When using Bazel with remote caching and execution it downloads every output file of every action executed (or cached) to the host machine. The total size of all output files in a build will often be in the tens and even hundreds of gigabytes and make the network bandwidth the limiting factor. We know from experience that most of the time developers are only interested in a small subset of the output files produced during a build i.e. the final binary and quite often in a continuous integration build the output files are of no interest at all.
We have thus been working on virtualizing action outputs in Bazel so to only transfer file metadata, that is content hash and size, instead of file contents. This will significantly reduce the amount of data being transferred between Bazel and the remote caching or execution system. Our own testing and early user reports suggest build speed improvements of 2x and more are the common case. The specific gains for your project will mostly depend on the available network bandwidth, latency and size of build outputs.
For the initial availability of this performance optimization we have focused on a continuous integration (CI) use case. That is, Bazel will not download any build and test output files and thus Bazel's output base (bazel-out/, bazel-bin/, ...) will be empty after a build. The one exception being that outputs of failed build and test actions (i.e. test.log) will be downloaded in order to make it easier to debug problems.
How to Use It
This feature is experimental and we do not recommended to enable it on production systems without extensive prior testing.
You can enable this feature by adding the following three flags to your existing set of remote caching/execution flags:
--experimental_inmemory_jdeps_files
--experimental_inmemory_dotd_files
--experimental_remote_download_outputs=minimal
For example, the below invocation will build Bazel remotely without downloading any outputs including the final Bazel binary.
$ bazel build src:bazel \
--config=remote \
--experimental_inmemory_jdeps_files \
--experimental_inmemory_dotd_files \
--experimental_remote_download_outputs=minimal
Target //src:bazel up-to-date:
bazel-bin/src/bazel
INFO: Build completed successfully, 1767 total actions
$ cat bazel-bin/src/bazel
cat: bazel-bin/src/bazel: No such file or directory
Please note that changing the value of the --experimental_remote_download_outputs
flag will invalidate all actions and cause a full rebuild. This is working as expected.
Known Issues
Bazel's output base contains dangling symlinks
At the end of a build or test Bazel's output base may contain run file symlinks that point to output files that don't exist locally. We'd expect this to mostly be a cosmetic issue that should go unnoticed by most users. We will fix this over time.

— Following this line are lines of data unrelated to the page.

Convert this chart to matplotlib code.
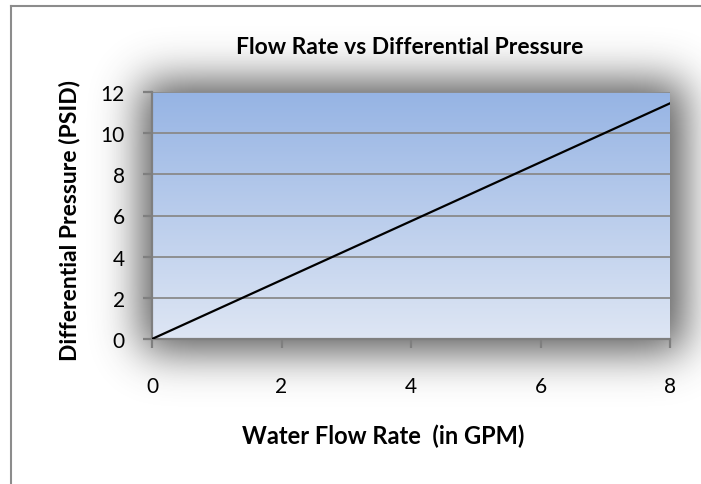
import numpy as np
import matplotlib
matplotlib.use("Agg")
import matplotlib.pyplot as plt
from matplotlib.lines import Line2D

# Data
flow_gpm = [0, 8]
pressure_psid = [0, 11.45]
x_ticks = [0, 2, 4, 6, 8]
y_ticks = [0, 2, 4, 6, 8, 10, 12]
title = "Flow Rate vs Differential Pressure"
xlabel = "Water Flow Rate  (in GPM)"
ylabel = "Differential Pressure (PSID)"

W, H, DPI = 701, 485, 100
plt.rcParams['font.family'] = ['Lato', 'DejaVu Sans']

fig = plt.figure(figsize=(W / DPI, H / DPI), dpi=DPI)
fig.patch.set_facecolor('white')

# plot-area pixel box
L, R, T, B = 152, 670, 93, 340

# soft shadow around plot area
def blur1d(a, sigma, axis):
    r = int(3 * sigma)
    k = np.exp(-0.5 * (np.arange(-r, r + 1) / sigma) ** 2)
    k /= k.sum()
    pad = [(0, 0), (0, 0)]
    pad[axis] = (r, r)
    ap = np.pad(a, pad, mode='constant')
    return np.apply_along_axis(lambda v: np.convolve(v, k, mode='valid'), axis, ap)

mask = np.zeros((H, W))
mask[T - 10:B + 12, L - 10:R + 14] = 1.0
mask = blur1d(blur1d(mask, 22, 0), 22, 1)
shadow = np.zeros((H, W, 4))
shadow[..., :3] = 0.25
shadow[..., 3] = np.clip(mask * 0.9, 0, 1)
fig.figimage(shadow, xo=0, yo=0, origin='upper', zorder=1)

# outer chart border
fig.add_artist(Line2D([11 / W, 11 / W], [0, 1 - 7 / H], transform=fig.transFigure,
                      color='#8c8c8c', lw=1.5, zorder=2))
fig.add_artist(Line2D([11 / W, 1], [1 - 7 / H, 1 - 7 / H], transform=fig.transFigure,
                      color='#8c8c8c', lw=1.5, zorder=2))

ax = fig.add_axes([L / W, 1 - B / H, (R - L) / W, (B - T) / H], zorder=3)
ax.patch.set_alpha(0)
ax.set_xlim(0, 8)
ax.set_ylim(0, 12)

# gradient background
top = np.array([150, 180, 228]) / 255
bot = np.array([222, 230, 244]) / 255
t = np.linspace(0, 1, 256)[:, None]
grad = (top * (1 - t) + bot * t)[:, None, :]
ax.imshow(grad, extent=[0, 8, 0, 12], aspect='auto', origin='upper', zorder=0)

for yv in y_ticks[1:]:
    ax.axhline(yv, color='#8a8a8a', lw=1.3, zorder=1)

ax.plot(flow_gpm, pressure_psid, color='black', lw=1.6, zorder=3)

for s in ['top', 'right']:
    ax.spines[s].set_visible(False)
for s in ['left', 'bottom']:
    ax.spines[s].set_color('#7f7f7f')
    ax.spines[s].set_linewidth(1.6)

ax.set_xticks(x_ticks)
ax.set_yticks(y_ticks)
ax.tick_params(axis='both', direction='out', color='#7f7f7f', width=1.6, length=6.5,
               labelsize=15, labelcolor='black')
ax.tick_params(axis='x', pad=20)
ax.tick_params(axis='y', pad=13)

fig.text(410 / W, 1 - 48 / H, title, ha='center', va='center', fontsize=16.5, fontweight='bold')
fig.text(383 / W, 1 - 436 / H, xlabel, ha='center', va='center', fontsize=17, fontweight='bold')
fig.text(70 / W, 1 - 221 / H, ylabel, ha='center', va='center', rotation=90,
         fontsize=16.5, fontweight='bold')

fig.savefig('out.png', dpi=DPI)
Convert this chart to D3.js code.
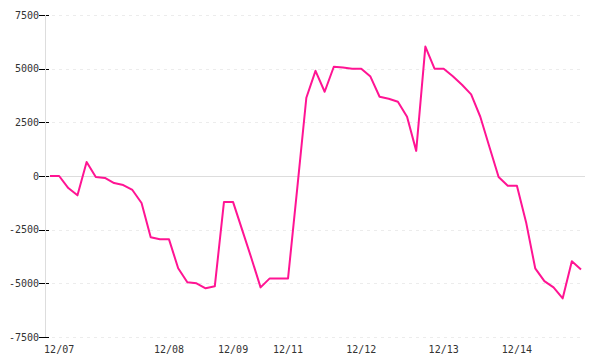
<!DOCTYPE html>
<html>
<head>
<meta charset="utf-8">
<script src="https://cdn.jsdelivr.net/npm/d3@7"></script>
<style>
  body { margin: 0; background: #fff; }
  text { font-family: "DejaVu Sans Mono", monospace; font-size: 10px; fill: #333; }
</style>
</head>
<body>
<div id="chart"></div>
<script>
// one value per sample, samples are evenly spaced along x
const values = [
  0, 0, -560, -900, 650, -50, -90, -330, -420, -650,
  -1260, -2850, -2950, -2950, -4300, -4950, -5000, -5230, -5140, -1215,
  -1215, -2520, -3830, -5190, -4770, -4770, -4770, -600, 3645, 4900,
  3925, 5090, 5050, 5000, 5000, 4630, 3690, 3600, 3460, 2760,
  1170, 6030, 5000, 5000, 4650, 4250, 3800, 2760, 1350, -50,
  -450, -450, -2150, -4300, -4900, -5190, -5700, -3970, -4350
];
// first sample of each day
const dayIndex = [1, 13, 20, 26, 34, 43, 51];
const dayLabels = ['12/07', '12/08', '12/09', '12/11', '12/12', '12/13', '12/14'];
const yTicks = [-7500, -5000, -2500, 0, 2500, 5000, 7500];

const width = 600, height = 360;
const axisX = 45, plotRight = 585;

const svg = d3.select('#chart')
  .append('svg')
  .attr('width', width)
  .attr('height', height);

const x = d3.scalePoint()
  .domain(d3.range(values.length))
  .range([50, 581]);

const y = d3.scaleLinear()
  .domain([-7500, 7500])
  .range([337, 15]);

// --- grid ---
svg.append('g')
  .selectAll('line')
  .data(yTicks)
  .enter().append('line')
  .attr('x1', axisX)
  .attr('x2', d => d === 0 ? plotRight : plotRight - 2)
  .attr('y1', d => Math.round(y(d)) + 0.5)
  .attr('y2', d => Math.round(y(d)) + 0.5)
  .attr('stroke', d => d === 0 ? '#dddddd' : '#ececec')
  .attr('stroke-dasharray', d => d === 0 ? null : '3,4');

// --- y axis ---
const yAxis = svg.append('g');
yAxis.selectAll('line.tick')
  .data(yTicks)
  .enter().append('line')
  .attr('class', 'tick')
  .attr('x1', 39).attr('x2', 49)
  .attr('y1', d => Math.round(y(d)) + 0.5)
  .attr('y2', d => Math.round(y(d)) + 0.5)
  .attr('stroke', '#000');

yAxis.append('line')
  .attr('x1', axisX + 0.5).attr('x2', axisX + 0.5)
  .attr('y1', 15).attr('y2', 337)
  .attr('stroke', '#dddddd');

yAxis.selectAll('text')
  .data(yTicks)
  .enter().append('text')
  .attr('x', 39)
  .attr('y', d => y(d))
  .attr('dy', '0.35em')
  .attr('text-anchor', 'end')
  .text(d => d);

// --- x axis labels ---
svg.append('g')
  .selectAll('text')
  .data(dayIndex)
  .enter().append('text')
  .attr('x', d => x(d))
  .attr('y', 353)
  .attr('text-anchor', 'middle')
  .text((d, i) => dayLabels[i]);

// --- line ---
const line = d3.line()
  .x((d, i) => x(i))
  .y(d => y(d));

svg.append('path')
  .datum(values)
  .attr('fill', 'none')
  .attr('stroke', '#ff1493')
  .attr('stroke-width', 2)
  .attr('stroke-linejoin', 'round')
  .attr('d', line);
</script>
</body>
</html>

Bazel's persistent action cache will not work
Bazel's on disk cache of the output base does not yet know about remotely stored output files. Thus incremental builds that involve shutting down the Bazel server will be clean builds when using --experimental_remote_download_outputs=minimal
.
$ bazel build :foo --experimental_remote_download_outputs=minimal
$ bazel shutdown
# This will be clean build, because the metadata from the previous build are
# not yet properly persisted to disk
$ bazel build :foo --experimental_remote_download_outputs=minimal
Incremental builds that don't involve a shutdown will work fine. Please follow #8248 for the current state, progress updates and to express interest.

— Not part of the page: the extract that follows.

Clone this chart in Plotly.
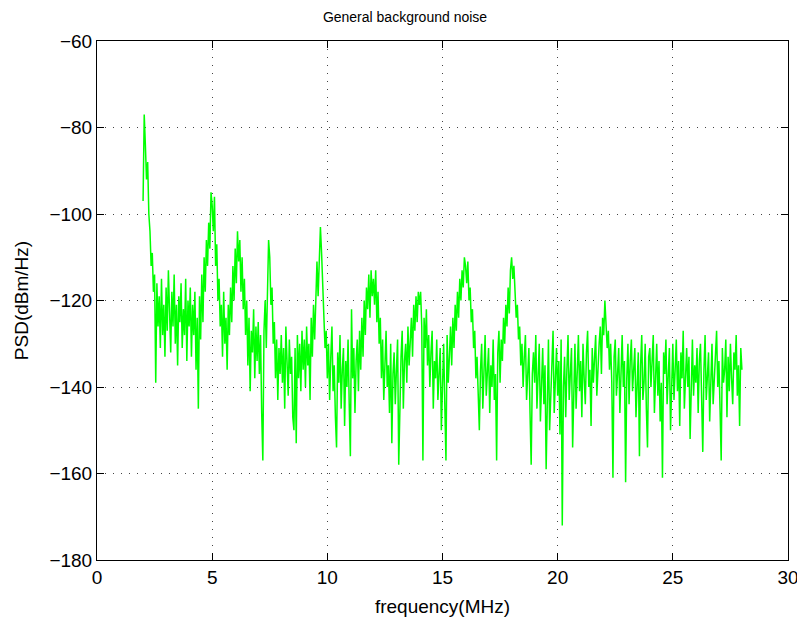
import plotly.graph_objects as go

f_start = 2.0
f_step = 0.05

psd_rows = [
    [-97, -77, -84, -92, -88, -100, -104, -112, -109, -118, -114, -139, -116, -126, -119, -131, -115, -128, -121, -133],
    [-117, -127, -113, -124, -132, -118, -126, -114, -130, -121, -135, -119, -125, -116, -131, -122, -128, -115, -134, -120],
    [-126, -117, -133, -121, -128, -118, -136, -124, -145, -119, -129, -114, -125, -110, -118, -106, -112, -102, -108, -95],
    [-98, -104, -96, -112, -107, -120, -115, -126, -121, -133, -118, -130, -124, -136, -121, -128, -117, -125, -112, -120],
    [-108, -116, -104, -111, -106, -118, -110, -122, -115, -128, -120, -135, -124, -141, -127, -132, -122, -138, -126, -134],
    [-125, -137, -128, -146, -157, -127, -120, -131, -114, -106, -110, -121, -117, -130, -125, -138, -129, -143, -131, -137],
    [-128, -139, -131, -145, -126, -136, -142, -129, -137, -133, -147, -150, -131, -153, -128, -138, -130, -141, -127, -136],
    [-129, -140, -126, -135, -130, -143, -124, -133, -121, -129, -116, -111, -119, -108, -103, -109, -116, -124, -131, -127],
    [-138, -130, -143, -133, -126, -141, -135, -147, -154, -132, -139, -128, -145, -136, -131, -149, -134, -140, -129, -144],
    [-156, -122, -138, -131, -146, -134, -129, -141, -127, -136, -124, -133, -120, -128, -117, -122, -114, -124, -113, -119],
    [-115, -121, -113, -125, -118, -130, -124, -138, -129, -143, -133, -127, -140, -135, -146, -130, -153, -137, -132, -144],
    [-136, -129, -158, -141, -133, -127, -145, -134, -130, -139, -126, -135, -129, -124, -133, -121, -127, -119, -125, -118],
    [-121, -118, -126, -157, -124, -131, -122, -135, -128, -140, -132, -127, -145, -134, -138, -129, -143, -136, -131, -150],
    [-137, -130, -144, -157, -128, -139, -133, -126, -135, -124, -131, -121, -127, -118, -124, -115, -120, -113, -117, -110],
    [-112, -116, -111, -120, -117, -125, -122, -131, -127, -138, -133, -141, -150, -136, -130, -145, -134, -128, -142, -137],
    [-131, -146, -135, -140, -129, -143, -137, -157, -132, -127, -139, -129, -134, -124, -130, -121, -126, -117, -123, -113],
    [-110, -115, -112, -118, -124, -121, -129, -126, -135, -130, -140, -133, -128, -143, -136, -131, -146, -158, -137, -132],
    [-139, -128, -145, -134, -130, -148, -137, -131, -144, -135, -159, -138, -129, -150, -141, -133, -127, -146, -136, -131],
    [-142, -134, -151, -129, -172, -140, -133, -147, -136, -128, -143, -137, -131, -154, -139, -130, -145, -135, -128, -141],
    [-134, -147, -130, -138, -144, -132, -127, -140, -136, -149, -131, -139, -133, -128, -142, -135, -130, -126, -137, -124],
    [-128, -120, -125, -131, -127, -136, -130, -139, -161, -133, -129, -142, -137, -131, -146, -135, -128, -140, -134, -162],
    [-138, -130, -144, -134, -129, -141, -136, -131, -147, -137, -132, -156, -135, -128, -143, -139, -130, -145, -154, -133],
    [-131, -140, -135, -128, -146, -136, -130, -142, -134, -148, -139, -161, -132, -137, -129, -144, -135, -131, -150, -138],
    [-130, -143, -136, -129, -141, -134, -149, -132, -138, -127, -145, -136, -131, -140, -133, -152, -137, -129, -142, -135],
    [-139, -131, -146, -134, -130, -141, -155, -136, -128, -143, -137, -132, -148, -135, -130, -144, -138, -133, -127, -140],
    [-134, -145, -157, -131, -139, -136, -129, -147, -133, -141, -130, -138, -144, -132, -136, -128, -142, -135, -149, -131],
    [-136],
]

x_ticks = [0, 5, 10, 15, 20, 25, 30]
y_ticks = [-180, -160, -140, -120, -100, -80, -60]

psd = [v for row in psd_rows for v in row]
freq = [round(f_start + i * f_step, 4) for i in range(len(psd))]

fig = go.Figure()
fig.add_trace(go.Scatter(x=freq, y=psd, mode="lines",
                         line=dict(color="#00ff00", width=1.5),
                         showlegend=False))

font_family = "Liberation Sans, Arial, sans-serif"
axis_common = dict(
    showline=True, linecolor="black", linewidth=1, mirror="allticks",
    ticks="inside", ticklen=7, tickcolor="black",
    showgrid=True, gridcolor="#444444", griddash="1px,7px", gridwidth=1,
    zeroline=False, automargin=False,
    tickfont=dict(size=19, color="black", family=font_family),
)

# the page body adds an 8px offset; size the figure to fill the rest
W, H = 797, 612
fig.update_layout(
    width=W, height=H,
    margin=dict(l=89, r=17, t=33, b=60),
    paper_bgcolor="white", plot_bgcolor="white",
    title=dict(text="General background noise", x=(323 - 8 + 82) / W, xanchor="center",
               y=1 - 9 / H, yanchor="middle",
               font=dict(size=14, color="black", family=font_family)),
    xaxis=dict(range=[0, 30], tickvals=x_ticks,
               title=dict(text="frequency(MHz)", standoff=12,
                          font=dict(size=19, color="black", family=font_family)),
               **axis_common),
    yaxis=dict(range=[-180, -60], tickvals=y_ticks,
               title=dict(text="PSD(dBm/Hz)", standoff=15,
                          font=dict(size=19, color="black", family=font_family)),
               **axis_common),
)

fig.write_html("out.html")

Local file uploads and URI rewriting in the Build Event Service is disabled
When using the build event service (BES) together with remote caching / execution URIs to files are automatically translated to remote URIs pointing to the remote cache. This rewriting is disabled when the --experimental_remote_download_outputs
flag is set. Users of BEP / BES will see URIs referencing local paths instead of remote paths. Please follow #8249 for the current state, progress updates and to express interest.

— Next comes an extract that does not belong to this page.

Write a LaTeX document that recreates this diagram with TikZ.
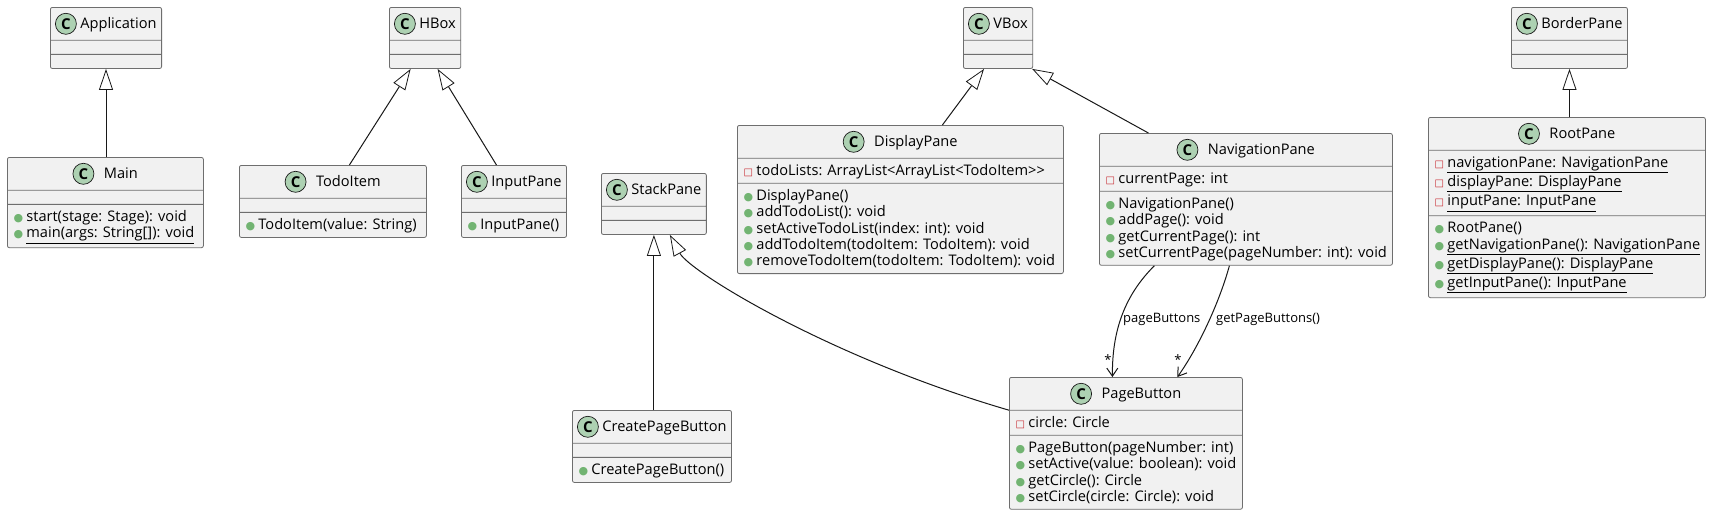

Remote build outputs must not be evicted
A remote caching or execution system must not evict outputs during a build. That is an output of the 1st action must still be available to the 1000th action. Before this feature Bazel would simply reupload an output that's been evicted from the remote system but this is no longer possible. We are working on a solution together with the remote execution community. Please follow #8250 for the current state, progress updates and to express interest.
Future Plans
Bazel 0.26 will additionally support --experimental_remote_download_outputs=toplevel
which will download only top level outputs (outputs of targets passed to the build / test command). We expect this mode to eventually become the default.
In addition to that we are working on solutions for the above mentioned known issues and are eager to learn about your real world experiences!